Three dimensional quantum geometry and deformed symmetry

We study a three dimensional noncommutative space emerging in the context of three dimensional Euclidean quantum gravity. Our starting point is the assumption that the isometry group is deformed to the Drinfeld double D (SU (2)). We generalize to the deformed case the construction of E³ as the quotient of its isometry group ISU (2) by SU (2). We show that the algebra of functions on E³ becomes the noncommutative algebra of SU (2) distributions, C (SU (2)) , endowed with the convolution product.
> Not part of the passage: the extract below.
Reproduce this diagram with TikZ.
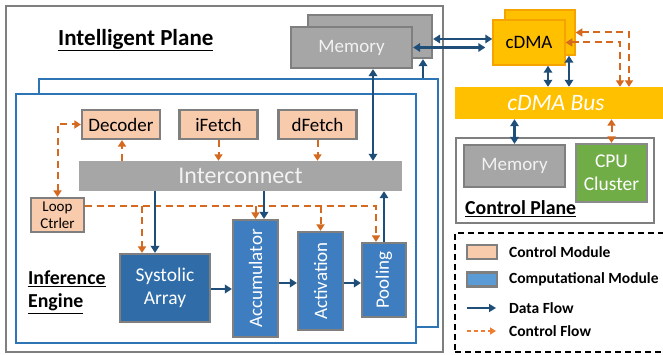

This construction gives the action of ISU (2) on the algebra and allows the determination of plane waves and coordinate functions. In particular, we show the following: (i) plane waves have bounded momenta; (ii) to a given momentum are associated several SU (2) elements leading to an effective description of φ∈C (SU (2)) in terms of several physical scalar fields on E ³; (iii) their product leads to a deformed addition rule of momenta consistent with the bound on the spectrum. We generalize to the noncommutative setting the "local" action for a scalar field. Finally, we obtain, using harmonic analysis, another useful description of the algebra as the direct sum of the algebra of matrices. The algebra of matrices inherits the action of ISU (2): rotations leave the order of the matrices invariant, whereas translations change the order in a way we explicitly determine.